## WHAT YOU SHOULD DO
In the lines below, output everything from the first line through the line containing "x_pos = list(range(len(states)))" exactly as it is. Pictures are not part of the output.

## GIVEN ENTRIES
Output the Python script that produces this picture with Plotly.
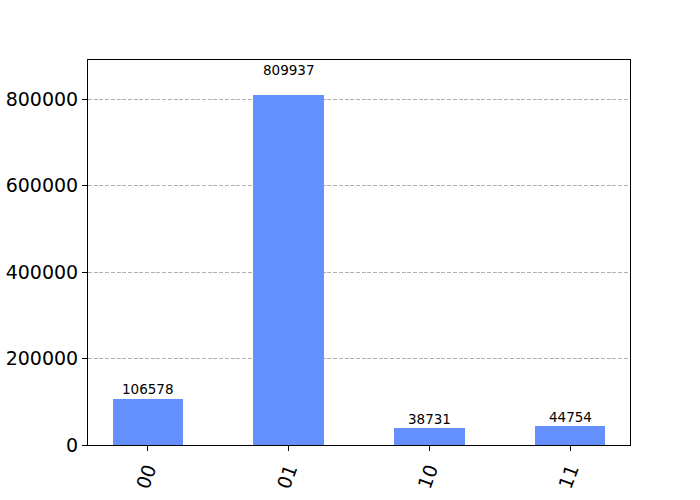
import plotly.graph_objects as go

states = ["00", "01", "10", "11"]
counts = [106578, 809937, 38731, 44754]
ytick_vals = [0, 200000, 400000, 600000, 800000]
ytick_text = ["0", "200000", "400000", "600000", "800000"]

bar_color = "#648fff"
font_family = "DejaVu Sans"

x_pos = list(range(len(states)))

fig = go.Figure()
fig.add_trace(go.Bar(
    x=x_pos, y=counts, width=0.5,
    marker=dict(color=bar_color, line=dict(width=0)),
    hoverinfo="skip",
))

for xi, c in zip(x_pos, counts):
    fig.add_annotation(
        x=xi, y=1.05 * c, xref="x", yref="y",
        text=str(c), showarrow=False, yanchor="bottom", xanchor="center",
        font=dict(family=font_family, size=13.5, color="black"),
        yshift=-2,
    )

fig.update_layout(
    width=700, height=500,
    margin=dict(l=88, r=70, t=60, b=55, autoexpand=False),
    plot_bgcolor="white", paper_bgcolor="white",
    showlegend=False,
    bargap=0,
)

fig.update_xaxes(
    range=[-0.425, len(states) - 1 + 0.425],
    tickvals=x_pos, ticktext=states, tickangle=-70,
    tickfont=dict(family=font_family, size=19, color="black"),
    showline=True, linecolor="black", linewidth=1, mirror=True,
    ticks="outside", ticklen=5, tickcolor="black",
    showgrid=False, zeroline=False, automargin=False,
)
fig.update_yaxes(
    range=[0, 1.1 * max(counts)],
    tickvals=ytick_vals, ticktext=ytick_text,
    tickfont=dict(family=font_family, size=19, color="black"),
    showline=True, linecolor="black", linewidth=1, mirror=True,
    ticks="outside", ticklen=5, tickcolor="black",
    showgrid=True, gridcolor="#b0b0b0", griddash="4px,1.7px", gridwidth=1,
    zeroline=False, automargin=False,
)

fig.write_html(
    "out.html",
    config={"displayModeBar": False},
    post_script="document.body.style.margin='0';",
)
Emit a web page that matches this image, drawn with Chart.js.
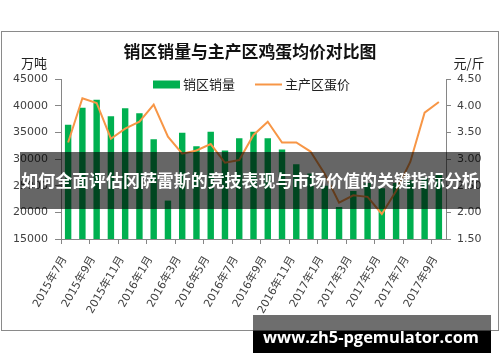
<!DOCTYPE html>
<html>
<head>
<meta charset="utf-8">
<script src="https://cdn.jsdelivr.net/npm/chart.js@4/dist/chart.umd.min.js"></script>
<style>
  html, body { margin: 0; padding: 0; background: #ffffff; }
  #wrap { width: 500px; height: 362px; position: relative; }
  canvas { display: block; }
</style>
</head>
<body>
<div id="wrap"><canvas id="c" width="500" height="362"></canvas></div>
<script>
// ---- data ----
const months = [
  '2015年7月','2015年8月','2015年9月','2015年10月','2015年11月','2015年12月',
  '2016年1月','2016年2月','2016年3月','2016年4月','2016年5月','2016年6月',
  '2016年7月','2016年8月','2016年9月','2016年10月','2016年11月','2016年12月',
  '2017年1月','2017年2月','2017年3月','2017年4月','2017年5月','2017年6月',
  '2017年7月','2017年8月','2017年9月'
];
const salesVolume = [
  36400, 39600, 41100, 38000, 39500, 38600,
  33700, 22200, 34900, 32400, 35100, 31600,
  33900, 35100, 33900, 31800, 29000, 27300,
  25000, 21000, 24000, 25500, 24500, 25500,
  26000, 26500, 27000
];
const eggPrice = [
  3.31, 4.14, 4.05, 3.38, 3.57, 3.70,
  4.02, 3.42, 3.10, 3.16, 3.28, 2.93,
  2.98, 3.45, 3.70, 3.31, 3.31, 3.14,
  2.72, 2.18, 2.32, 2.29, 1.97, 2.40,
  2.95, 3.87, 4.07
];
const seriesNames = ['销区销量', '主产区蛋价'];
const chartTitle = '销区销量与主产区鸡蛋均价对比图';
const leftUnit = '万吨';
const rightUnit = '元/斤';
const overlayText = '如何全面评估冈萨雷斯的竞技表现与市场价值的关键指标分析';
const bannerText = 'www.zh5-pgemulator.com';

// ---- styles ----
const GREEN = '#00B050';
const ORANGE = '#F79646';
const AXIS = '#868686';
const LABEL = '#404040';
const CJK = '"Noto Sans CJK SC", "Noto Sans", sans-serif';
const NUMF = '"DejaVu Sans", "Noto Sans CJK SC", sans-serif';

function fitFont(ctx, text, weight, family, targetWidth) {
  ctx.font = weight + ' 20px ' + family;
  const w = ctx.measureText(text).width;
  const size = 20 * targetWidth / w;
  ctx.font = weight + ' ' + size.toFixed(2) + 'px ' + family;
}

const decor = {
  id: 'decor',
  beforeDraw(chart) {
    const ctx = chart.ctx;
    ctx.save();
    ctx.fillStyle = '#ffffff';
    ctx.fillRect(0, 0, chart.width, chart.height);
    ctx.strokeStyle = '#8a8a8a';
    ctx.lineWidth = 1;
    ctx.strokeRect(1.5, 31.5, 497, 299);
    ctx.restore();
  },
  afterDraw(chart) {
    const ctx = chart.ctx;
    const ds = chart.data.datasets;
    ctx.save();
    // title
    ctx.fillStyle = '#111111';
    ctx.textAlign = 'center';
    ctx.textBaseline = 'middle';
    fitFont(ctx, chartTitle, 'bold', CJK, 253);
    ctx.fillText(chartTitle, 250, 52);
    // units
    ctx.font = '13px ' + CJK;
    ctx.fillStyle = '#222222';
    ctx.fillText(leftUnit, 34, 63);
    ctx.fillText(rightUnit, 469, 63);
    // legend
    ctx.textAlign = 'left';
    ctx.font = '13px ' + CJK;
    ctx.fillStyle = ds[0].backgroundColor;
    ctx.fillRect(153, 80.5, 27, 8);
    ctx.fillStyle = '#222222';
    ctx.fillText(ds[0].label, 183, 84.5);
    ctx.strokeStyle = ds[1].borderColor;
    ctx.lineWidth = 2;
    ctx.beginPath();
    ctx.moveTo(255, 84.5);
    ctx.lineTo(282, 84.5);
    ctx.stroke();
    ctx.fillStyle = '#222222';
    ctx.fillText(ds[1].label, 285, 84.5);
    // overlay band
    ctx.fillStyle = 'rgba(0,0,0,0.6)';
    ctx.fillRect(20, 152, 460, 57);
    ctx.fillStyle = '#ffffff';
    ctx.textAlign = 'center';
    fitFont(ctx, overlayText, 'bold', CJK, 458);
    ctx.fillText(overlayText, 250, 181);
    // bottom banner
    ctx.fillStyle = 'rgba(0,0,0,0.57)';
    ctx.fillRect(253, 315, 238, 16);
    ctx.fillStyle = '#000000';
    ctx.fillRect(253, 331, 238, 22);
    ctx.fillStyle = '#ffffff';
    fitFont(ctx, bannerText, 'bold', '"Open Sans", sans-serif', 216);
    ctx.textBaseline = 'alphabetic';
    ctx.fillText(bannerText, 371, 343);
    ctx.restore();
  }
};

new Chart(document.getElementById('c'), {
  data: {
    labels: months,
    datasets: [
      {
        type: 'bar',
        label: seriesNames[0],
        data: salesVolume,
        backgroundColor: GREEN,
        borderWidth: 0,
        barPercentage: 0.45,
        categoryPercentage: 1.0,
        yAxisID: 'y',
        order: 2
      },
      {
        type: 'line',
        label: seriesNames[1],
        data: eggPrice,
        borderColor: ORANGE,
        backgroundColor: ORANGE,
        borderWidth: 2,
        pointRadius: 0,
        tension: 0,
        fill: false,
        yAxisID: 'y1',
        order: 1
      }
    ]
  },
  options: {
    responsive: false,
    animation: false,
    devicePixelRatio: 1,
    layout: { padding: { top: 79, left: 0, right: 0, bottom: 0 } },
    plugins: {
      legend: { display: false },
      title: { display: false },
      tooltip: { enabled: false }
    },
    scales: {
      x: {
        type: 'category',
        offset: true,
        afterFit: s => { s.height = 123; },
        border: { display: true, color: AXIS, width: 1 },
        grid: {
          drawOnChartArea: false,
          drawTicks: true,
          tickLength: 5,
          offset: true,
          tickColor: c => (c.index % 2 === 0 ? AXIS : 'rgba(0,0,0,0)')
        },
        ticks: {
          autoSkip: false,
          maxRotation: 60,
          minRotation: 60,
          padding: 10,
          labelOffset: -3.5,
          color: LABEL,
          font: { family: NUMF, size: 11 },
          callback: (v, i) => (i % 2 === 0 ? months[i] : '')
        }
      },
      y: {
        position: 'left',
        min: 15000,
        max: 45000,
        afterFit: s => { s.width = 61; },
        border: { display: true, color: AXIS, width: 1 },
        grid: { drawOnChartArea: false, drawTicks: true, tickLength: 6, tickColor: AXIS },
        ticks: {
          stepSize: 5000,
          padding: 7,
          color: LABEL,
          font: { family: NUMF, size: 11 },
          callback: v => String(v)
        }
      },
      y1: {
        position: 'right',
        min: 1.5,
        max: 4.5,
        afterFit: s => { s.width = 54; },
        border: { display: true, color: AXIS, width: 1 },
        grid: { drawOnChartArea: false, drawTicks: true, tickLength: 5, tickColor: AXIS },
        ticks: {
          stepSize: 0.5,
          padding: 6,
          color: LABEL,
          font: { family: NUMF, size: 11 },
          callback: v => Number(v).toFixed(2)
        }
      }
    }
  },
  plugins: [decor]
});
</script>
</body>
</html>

## THE SOLUTION
Output the Python script that produces this picture with Plotly.
import plotly.graph_objects as go

states = ["00", "01", "10", "11"]
counts = [106578, 809937, 38731, 44754]
ytick_vals = [0, 200000, 400000, 600000, 800000]
ytick_text = ["0", "200000", "400000", "600000", "800000"]

bar_color = "#648fff"
font_family = "DejaVu Sans"

x_pos = list(range(len(states)))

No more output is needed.